What Stock Investors Can Learn From Real Estate
The first lesson is the power of doing nothing. Real estate investors get rich largely by holding through years where nothing exciting happens. The stock market investor, surrounded by a constant feed, is tempted into action precisely when patience would pay best. The real estate mindset treats inactivity as a strategy rather than a failure.
The second lesson is leverage used carefully. Real estate investors borrow against a stable asset and let tenants pay down the debt over decades. They understand leverage as a tool with a long fuse, not a fast one. Most stock investors either avoid leverage entirely or abuse it in margin accounts that can vaporize in a single month.
The third lesson is the value of control. A landlord can raise rent, renovate, refinance, or improve management. A shareholder owns a tiny slice of a company and controls nothing. Real estate teaches that returns you can influence directly are psychologically and financially different from returns you can only watch.
What Real Estate Investors Can Learn From Stock Investors
The first lesson is liquidity and diversification. A stock portfolio can be sold in minutes and spread across hundreds of companies and dozens of countries. The real estate investor often has most of their net worth tied up in a few buildings in a single city, exposed to one local economy and one set of local laws. The market investor would never tolerate that concentration, and they would be right not to.
The second lesson is humility about effort. Stock investors who study history eventually learn that the simplest approach, buying broad index funds and holding them for decades, beats most of the clever active strategies they admire. Real estate investors rarely confront that same data, so they often overestimate how much their hard work, rather than rising prices, drove their results.

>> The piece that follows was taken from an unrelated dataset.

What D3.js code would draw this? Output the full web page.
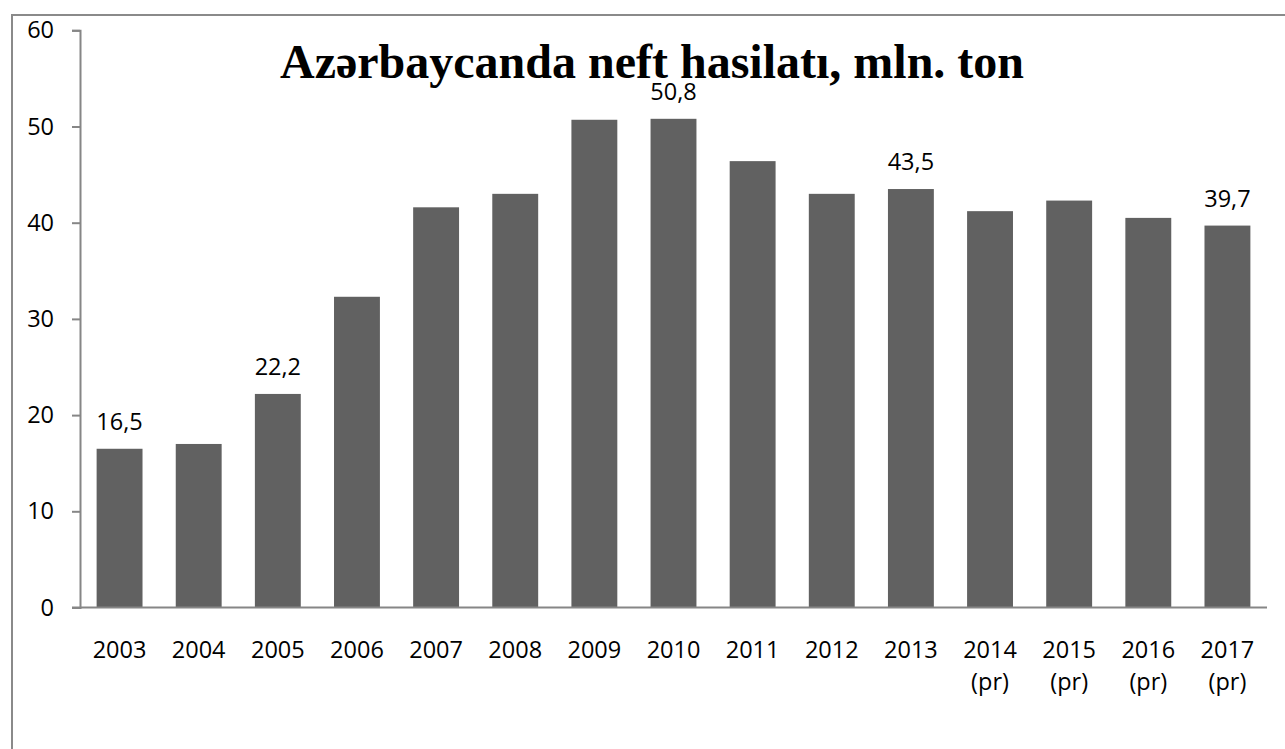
<!DOCTYPE html>
<html>
<head>
<meta charset="utf-8">
<script src="https://cdn.jsdelivr.net/npm/d3@7"></script>
<style>
	body { margin: 0; background: #fff; }
	svg { display: block; }
</style>
</head>
<body>
<svg id="chart" width="1285" height="749"></svg>
<script>
// data
const years = ["2003","2004","2005","2006","2007","2008","2009","2010","2011","2012","2013","2014","2015","2016","2017"];
const subLabels = ["","","","","","","","","","","","(pr)","(pr)","(pr)","(pr)"];
const output = [16.5, 17.0, 22.2, 32.3, 41.6, 43.0, 50.7, 50.8, 46.4, 43.0, 43.5, 41.2, 42.3, 40.5, 39.7];
const shownLabels = ["2003","2005","2010","2013","2017"]; // only these bars carry a value label
const yTicks = [0, 10, 20, 30, 40, 50, 60];
const title = "Azərbaycanda neft hasilatı, mln. ton";

const svg = d3.select('#chart');
const axisColor = "#868686";
const barColor = "#616161";
const font = "'Open Sans', 'Noto Sans', sans-serif";
const fontSize = "23.5px";

// outer frame (no right edge visible in the original)
svg.append("path")
	.attr("d", "M1290,15 H12 V760")
	.attr("fill", "none")
	.attr("stroke", "#8a8a8a")
	.attr("stroke-width", 2);

const plotLeft = 80, plotRight = 1267, plotTop = 30.3, plotBottom = 607.5;

const x = d3.scaleBand().domain(years).range([plotLeft, plotRight]).paddingInner(0.42).paddingOuter(0.21);
const y = d3.scaleLinear().domain([0, 60]).range([plotBottom, plotTop]);

// bars
svg.append("g").selectAll("rect")
	.data(output)
	.join("rect")
	.attr("x", (d, i) => x(years[i]))
	.attr("y", d => y(d))
	.attr("width", x.bandwidth())
	.attr("height", d => y(0) - y(d))
	.attr("fill", barColor);

// y axis
const yAxis = svg.append("g")
	.attr("transform", "translate(" + plotLeft + ",0)")
	.call(d3.axisLeft(y).tickValues(yTicks).tickSize(8).tickPadding(18).tickFormat(d3.format("d")));
yAxis.select(".domain").attr("stroke", axisColor).attr("stroke-width", 2);
yAxis.selectAll(".tick line").attr("stroke", axisColor).attr("stroke-width", 2);
yAxis.selectAll(".tick text")
	.attr("fill", "#000")
	.style("font-family", font)
	.style("font-size", fontSize);

// x axis line
svg.append("line")
	.attr("x1", plotLeft - 8).attr("x2", plotRight)
	.attr("y1", plotBottom).attr("y2", plotBottom)
	.attr("stroke", axisColor).attr("stroke-width", 2);

// x labels (two lines for forecast years)
const xl = svg.append("g").selectAll("text")
	.data(years)
	.join("text")
	.attr("x", d => x(d) + x.bandwidth() / 2)
	.attr("y", 658)
	.attr("text-anchor", "middle")
	.style("font-family", font)
	.style("font-size", fontSize)
	.attr("fill", "#000");
xl.append("tspan").text(d => d);
xl.append("tspan")
	.attr("x", d => x(d) + x.bandwidth() / 2)
	.attr("dy", 32)
	.text((d, i) => subLabels[i]);

// value labels
svg.append("g").selectAll("text")
	.data(output.map((v, i) => ({ year: years[i], v: v })).filter(d => shownLabels.includes(d.year)))
	.join("text")
	.attr("x", d => x(d.year) + x.bandwidth() / 2)
	.attr("y", d => y(d.v) - 19)
	.attr("text-anchor", "middle")
	.style("font-family", font)
	.style("font-size", fontSize)
	.attr("fill", "#000")
	.text(d => d.v.toFixed(1).replace(".", ","));

// title
svg.append("text")
	.attr("x", 652)
	.attr("y", 78)
	.attr("text-anchor", "middle")
	.style("font-family", "'Liberation Serif', 'Times New Roman', serif")
	.style("font-weight", "bold")
	.style("font-size", "48px")
	.attr("fill", "#000")
	.text(title);
</script>
</body>
</html>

The third lesson is transparency of pricing. A stock investor knows exactly what their portfolio is worth every second. A real estate investor can fool themselves for years about the true value of a property, because no one prints the price on a screen.
The Investor Who Lives in Both Worlds
Somewhere in the gap between their two worlds, there is probably a better investor than either of them. Someone who holds index funds for the diversification and the liquidity, and who owns a building or two for the control and the leverage. Someone who reads the macro feed in the morning and the local permit filings in the afternoon. Someone who borrows the patience of the landlord and the humility of the indexer, and who does not bother arguing with either tribe.
That person is quietly doing both, and telling almost no one about it. Because the moment an edge can be tweeted, it stops working quite as well. The real reward does not go to the loudest community. It goes to the investor willing to learn from a planet they were taught to ignore.